George Bush got one thing right in his speech Monday night — that “many Americans have raised legitimate questions” about his mad rush to war with Iraq.
But he continues to misunderstand what the American people and the rest of the world want in this debate over war — credible evidence, not speculation and lies; defensible claims, not leaps of illogic; and a response to the growing skepticism about his administration’s motivations.
Take Bush’s assertion that if Iraq could “produce, buy, or steal an amount of highly enriched uranium a little larger than a single softball, it could have a nuclear weapon in less than a year.” Yes, that’s likely true, but it is the equivalent of saying, “If Iraq had a nuclear weapon, it would have a nuclear weapon.” Creating the other components of a nuclear bomb would be relatively easy; it is the fissile material that is the issue.
Or consider Bush’s claim that “Iraq could decide on any given day to provide a biological or chemical weapon to a terrorist group or individual terrorists.” Yes, he could. But if for the sake of argument we accept the claim that Hussein has stocks of usable weapons, would he give them away? Bush reminded us that Saddam Hussein is a power-hungry dictator who seeks total control. Is it likely such a fellow is going to turn over powerful weapons to an outside group that he can’t control? Especially given that Saddam is a secular nationalist and the outside group is rooted in a fanatical theology? Is that how someone trying to hold onto power is likely to act?
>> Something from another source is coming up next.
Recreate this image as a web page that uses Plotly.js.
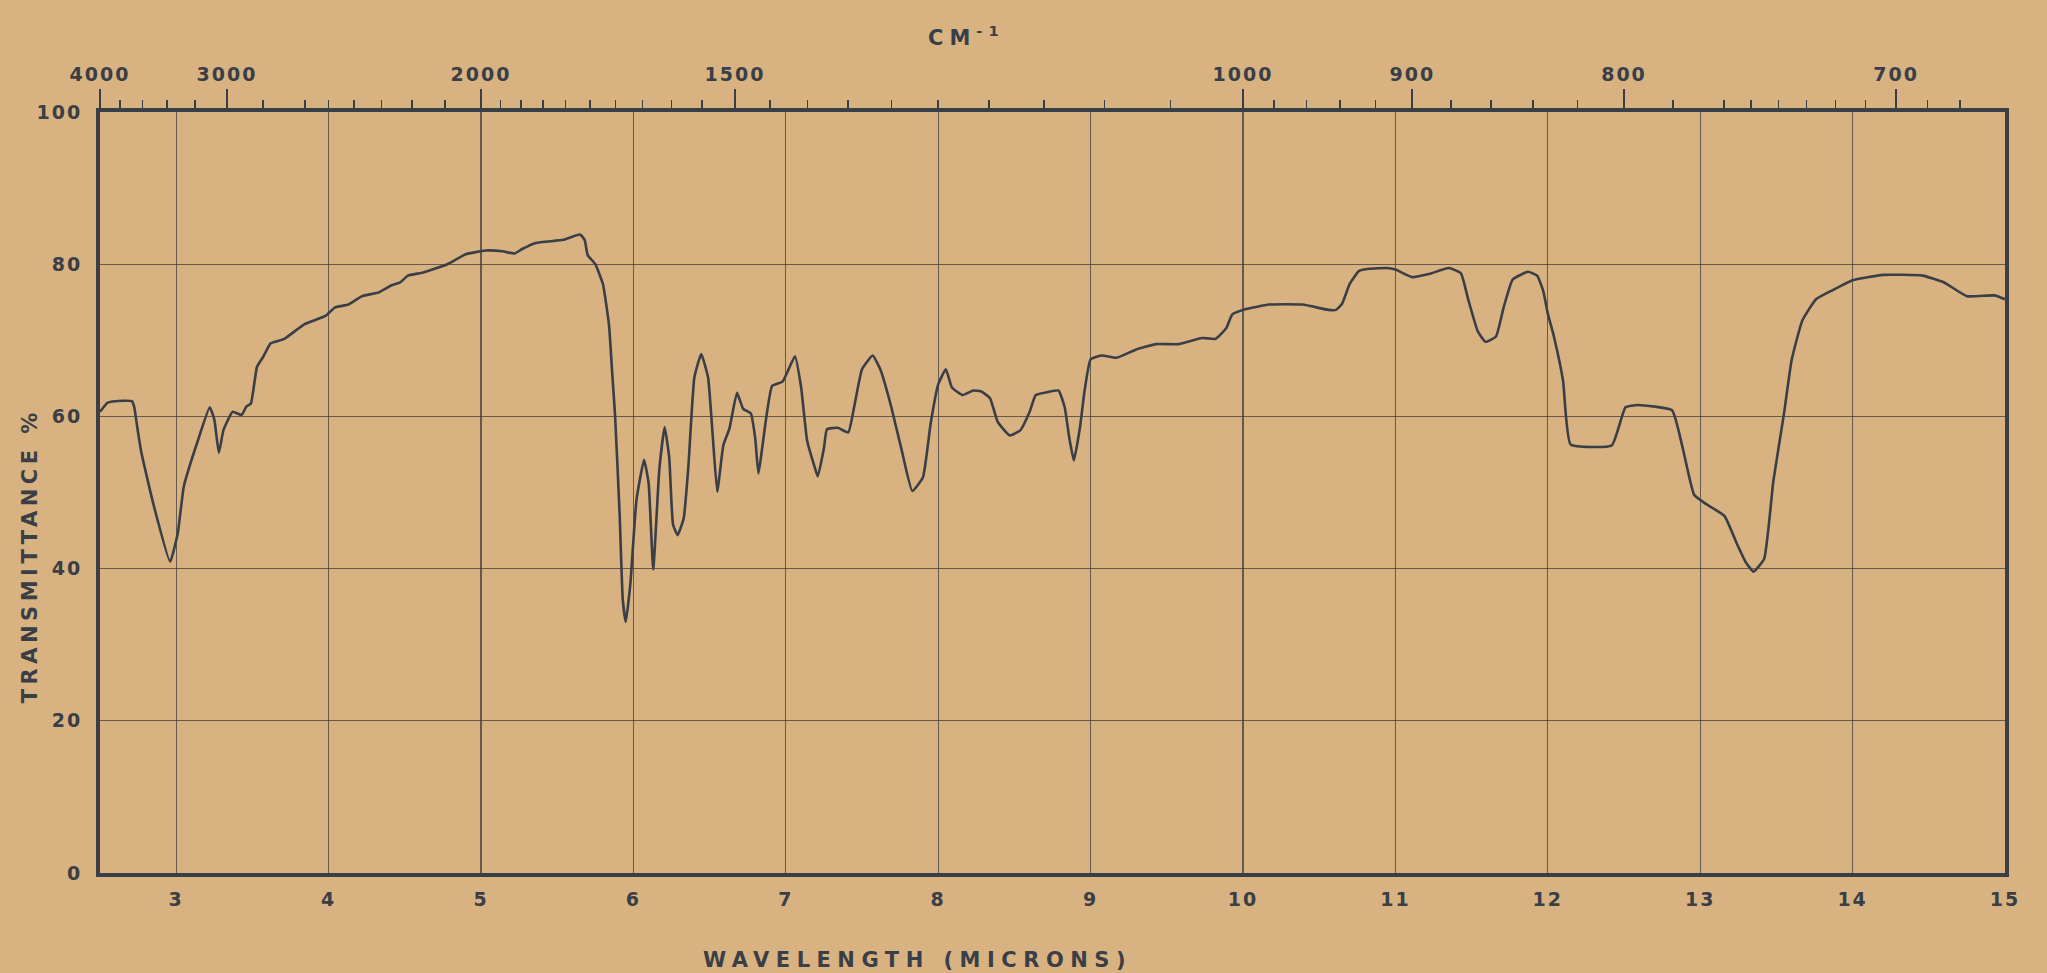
<!DOCTYPE html>
<html><head><meta charset="utf-8">
<script src="https://cdn.plot.ly/plotly-3.0.1.min.js"></script>
<style>
html,body{margin:0;padding:0;background:#d8b381;}
#chart{width:2047px;height:973px;}
.xtick text,.ytick text,.x2tick text{letter-spacing:2px;}
.annotation[data-index="0"] text{letter-spacing:6.5px;}
.annotation[data-index="1"] text{letter-spacing:4.5px;}
.annotation[data-index="2"] text{letter-spacing:6px;}
</style></head>
<body><div id="chart"></div>
<script>
// Spectrum values (wavelength in microns, transmittance in %)
const wavelength = [
  2.50, 2.55, 2.60, 2.71, 2.725, 2.745, 2.77, 2.85, 2.96, 3.01, 3.05, 3.145, 3.22, 3.25, 3.28, 3.31,
  3.37, 3.43, 3.46, 3.49, 3.53, 3.57, 3.62, 3.71, 3.84, 3.98, 4.04, 4.13, 4.22, 4.33, 4.41, 4.47,
  4.52, 4.62, 4.78, 4.90, 5.03, 5.14, 5.22, 5.27, 5.36, 5.54, 5.65, 5.68, 5.70, 5.75, 5.80, 5.84,
  5.86, 5.88, 5.91, 5.93, 5.95, 5.98, 6.02, 6.07, 6.10, 6.13, 6.17, 6.205, 6.235, 6.26, 6.29, 6.33,
  6.36, 6.40, 6.445, 6.49, 6.52, 6.55, 6.59, 6.63, 6.68, 6.72, 6.77, 6.80, 6.82, 6.87, 6.91, 6.98,
  7.06, 7.10, 7.14, 7.19, 7.21, 7.25, 7.27, 7.34, 7.41, 7.45, 7.50, 7.57, 7.62, 7.69, 7.76, 7.83,
  7.90, 7.95, 8.00, 8.05, 8.09, 8.16, 8.23, 8.28, 8.34, 8.39, 8.47, 8.54, 8.60, 8.64, 8.72, 8.79,
  8.83, 8.86, 8.89, 8.93, 8.96, 9.00, 9.07, 9.17, 9.30, 9.43, 9.58, 9.73, 9.82, 9.89, 9.93, 10.02,
  10.17, 10.39, 10.56, 10.61, 10.65, 10.70, 10.76, 10.83, 10.94, 11.00, 11.11, 11.22, 11.35, 11.43, 11.48, 11.54,
  11.59, 11.66, 11.71, 11.77, 11.87, 11.93, 11.97, 12.00, 12.04, 12.10, 12.15, 12.42, 12.51, 12.59, 12.815, 12.88,
  12.96, 13.03, 13.16, 13.24, 13.30, 13.35, 13.42, 13.48, 13.55, 13.60, 13.67, 13.76, 13.87, 14.00, 14.20, 14.46,
  14.60, 14.75, 14.93, 15.00
];
const transmittance = [
  60.6, 61.8, 62.0, 62.0, 61.2, 58.5, 55.4, 48.5, 40.9, 44.6, 50.8, 57.0, 61.2, 59.6, 55.2, 58.2,
  60.6, 60.2, 61.3, 61.7, 66.5, 67.8, 69.6, 70.2, 72.1, 73.2, 74.3, 74.7, 75.8, 76.3, 77.2, 77.6,
  78.5, 78.9, 80.0, 81.3, 81.8, 81.7, 81.4, 82.0, 82.8, 83.2, 83.9, 83.2, 81.2, 80.0, 77.4, 72.0,
  66.0, 60.0, 47.0, 36.0, 33.0, 38.0, 49.0, 54.3, 51.2, 39.9, 53.0, 58.6, 54.6, 45.8, 44.4, 46.6,
  53.2, 65.1, 68.2, 65.1, 57.6, 50.1, 56.2, 58.4, 63.1, 61.0, 60.4, 57.0, 52.5, 59.6, 64.0, 64.6,
  67.9, 63.9, 56.8, 53.3, 52.1, 55.8, 58.3, 58.5, 57.9, 61.4, 66.2, 68.0, 66.2, 61.4, 55.6, 50.2,
  52.0, 59.0, 64.2, 66.2, 63.8, 62.8, 63.4, 63.3, 62.4, 59.3, 57.5, 58.2, 60.6, 62.8, 63.2, 63.4,
  61.2, 57.2, 54.2, 58.5, 63.3, 67.5, 68.0, 67.7, 68.8, 69.5, 69.5, 70.3, 70.2, 71.6, 73.4, 74.1,
  74.7, 74.7, 74.0, 74.0, 74.8, 77.4, 79.1, 79.4, 79.5, 79.3, 78.3, 78.7, 79.5, 78.8, 75.2, 71.2,
  69.8, 70.5, 74.3, 78.0, 79.0, 78.5, 76.5, 73.5, 70.5, 64.7, 56.3, 56.2, 61.2, 61.5, 60.8, 56.3,
  49.7, 48.6, 46.9, 43.3, 40.8, 39.6, 41.3, 51.5, 60.4, 67.4, 72.6, 75.4, 76.6, 77.9, 78.6, 78.5,
  77.6, 75.8, 75.9, 75.4
];

const micronTicks = [3, 4, 5, 6, 7, 8, 9, 10, 11, 12, 13, 14, 15];
const micronLabels = ['3', '4', '5', '6', '7', '8', '9', '10', '11', '12', '13', '14', '15'];
const transmittanceTicks = [0, 20, 40, 60, 80, 100];
const transmittanceLabels = ['0', '20', '40', '60', '80', '100'];
const wavenumberMajor = [4000, 3000, 2000, 1500, 1000, 900, 800, 700];
const wavenumberLabels = ['4000', '3000', '2000', '1500', '1000', '900', '800', '700'];
const wavenumberMinor = [3800, 3600, 3400, 3200, 2800, 2600, 2500, 2400, 2300, 2200, 2100,
  1950, 1900, 1850, 1800, 1750, 1700, 1650, 1600, 1550,
  1450, 1400, 1350, 1300, 1250, 1200, 1150, 1100, 1050,
  980, 960, 940, 920, 880, 860, 840, 820,
  780, 760, 750, 740, 730, 720, 710, 690, 680];

const ink = '#3a3e47';
const gridInk = 'rgba(58,56,60,0.72)';
const paper = '#d8b381';
const fontFam = '"DejaVu Sans", "Liberation Sans", sans-serif';

const toMicrons = wn => 10000 / wn;

const traces = [
  {
    x: wavelength, y: transmittance, type: 'scatter', mode: 'lines',
    line: {color: ink, width: 2.6, shape: 'spline', smoothing: 0.4},
    xaxis: 'x', yaxis: 'y', showlegend: false, hoverinfo: 'x+y'
  },
  {
    x: wavelength, y: transmittance, type: 'scatter', mode: 'lines',
    line: {color: 'rgba(0,0,0,0)', width: 0},
    xaxis: 'x2', yaxis: 'y', showlegend: false, hoverinfo: 'skip'
  }
];

const layout = {
  width: 2047, height: 973,
  paper_bgcolor: paper, plot_bgcolor: paper,
  margin: {l: 100, r: 42, t: 112, b: 100},
  showlegend: false,
  font: {family: fontFam, color: ink, size: 19, weight: 'bold'},
  xaxis: {
    range: [2.5, 15], tickmode: 'array', tickvals: micronTicks, ticktext: micronLabels,
    ticks: '', ticklabelstandoff: 6,
    tickfont: {family: fontFam, size: 19, color: ink, weight: 'bold'},
    showgrid: true, gridcolor: gridInk, gridwidth: 1.2,
    showline: true, linecolor: ink, linewidth: 4, mirror: true, zeroline: false
  },
  xaxis2: {
    overlaying: 'x', side: 'top', anchor: 'y', matches: 'x',
    range: [2.5, 15], tickmode: 'array',
    tickvals: wavenumberMajor.map(toMicrons), ticktext: wavenumberLabels,
    ticks: 'outside', ticklen: 22, tickwidth: 2, tickcolor: ink,
    tickfont: {family: fontFam, size: 19, color: ink, weight: 'bold'},
    minor: {tickmode: 'array', tickvals: wavenumberMinor.map(toMicrons), ticks: 'outside',
            ticklen: 11, tickwidth: 1.6, tickcolor: ink, showgrid: false},
    showgrid: false, showline: false, zeroline: false
  },
  yaxis: {
    range: [0, 100], tickmode: 'array', tickvals: transmittanceTicks, ticktext: transmittanceLabels,
    ticks: '', ticklabelstandoff: 10,
    tickfont: {family: fontFam, size: 19, color: ink, weight: 'bold'},
    showgrid: true, gridcolor: gridInk, gridwidth: 1.2,
    showline: true, linecolor: ink, linewidth: 4, mirror: true, zeroline: false
  },
  annotations: [
    {text: 'WAVELENGTH (MICRONS)', xref: 'paper', yref: 'paper', x: 0.429, y: -0.114,
     xanchor: 'center', yanchor: 'middle', showarrow: false,
     font: {family: fontFam, size: 21, color: ink, weight: 'bold'}},
    {text: 'TRANSMITTANCE %', xref: 'paper', yref: 'paper', x: -0.037, y: 0.4166,
     xanchor: 'center', yanchor: 'middle', showarrow: false, textangle: -90,
     font: {family: fontFam, size: 21, color: ink, weight: 'bold'}},
    {text: 'CM<sup>-1</sup>', xref: 'paper', yref: 'paper', x: 0.455, y: 1.10,
     xanchor: 'center', yanchor: 'middle', showarrow: false,
     font: {family: fontFam, size: 21, color: ink, weight: 'bold'}}
  ]
};

Plotly.newPlot('chart', traces, layout, {displayModeBar: false, staticPlot: true});
</script>
</body></html>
Bush at least acknowledged that we know little about Saddam’s nuclear capability, but he lied about why. Bush claimed that Iraq barred the inspectors of the International Atomic Energy Agency in 1998. In fact, the inspectors, along with those from the U.N. Special Commission, were withdrawn by their agencies — not expelled by Iraq — in December 1998 when it became clear the Clinton administration was going to bomb Iraq (as it did) and the safety of the inspectors couldn’t be guaranteed.
When Bush needed to answer people’s legitimate questions, he sidestepped them with cynical attempts to manipulate emotion. To explain why a war is necessary now, he cited the horror of 9/11. “We have seen that those who hate America are willing to crash airplanes into buildings full of innocent people. Our enemies would be no less willing — in fact, they would be eager — to use biological or chemical, or a nuclear weapon.”
Yes, but the people who committed the atrocities of 9/11 were not agents of Saddam Hussein. The fact that one U.S. enemy used such terrorism does not mean that eveyone who dislikes the United States and its policies is going to do it. In fact, the only two times Hussein has dared to use chemical weapons — in the war with Iran and against Iraqi Kurds — occurred in the 1980s when he was an ally of the United States and had our implicit support.
Bush’s argument reduces to this: No one can prove that Saddam Hussein is not planning to attack us. And if he had a nuclear weapon, no one can prove he wouldn’t use it. And if he used it, it is possible he could destroy us. So, to stop this unknown, unproven, unquantifiable, logic-defying “threat gathering against us,” we must go to war or risk seeing a mushroom cloud rise over the United States.
For this, Bush is willing to risk massive civilian casualties, the complete destruction of a people already devastated and impoverished by one war and nearly a dozen years of economic embargo, and a dangerously chaotic postwar world. I cannot prove those events would come to pass, but given the brutal way in which the United States fights wars — with high-altitude bombing and indiscriminate weapons, the direct targeting of civilian infrastructure, and a consistent lack of concern for civilian deaths — those results are far more plausible than any of Bush’s fearmongering claims.
Bush’s tactics won’t stop people from raising the obvious: It seems clear that the war plans are not about protecting people, but about projecting power. The transparent goal of a Bush war is to extend and deepen U.S. control over the strategically crucial oil resources of the Middle East. A compliant puppet government in Baghdad will solidify U.S. power in the region, through influence over the flow of oil and the establishment of what would almost certainly become a permanent U.S. base and staging area for other military actions in the area.
Although the TV pundits and political sycophants were quick to gush over Bush’s alleged statesmanlike demeanor and careful arguments, the legitimate questions remain. People continue to ask them. And Bush and his administration continue to try to paper over them with emotion, not evidence, and rhetoric, not reason.
Bush has over the past months made clear his contempt for the United Nations and the rest of the world. Monday night he made crystal clear his contempt for the intelligence of the American people as well.
ROBERT JENSEN is an associate professor of journalism at the University of Texas at Austin, a member of the Nowar Collective, and author of the book Writing Dissent: Taking Radical Ideas from the Margins to the Mainstream and the pamphlet “Citizens of the Empire.”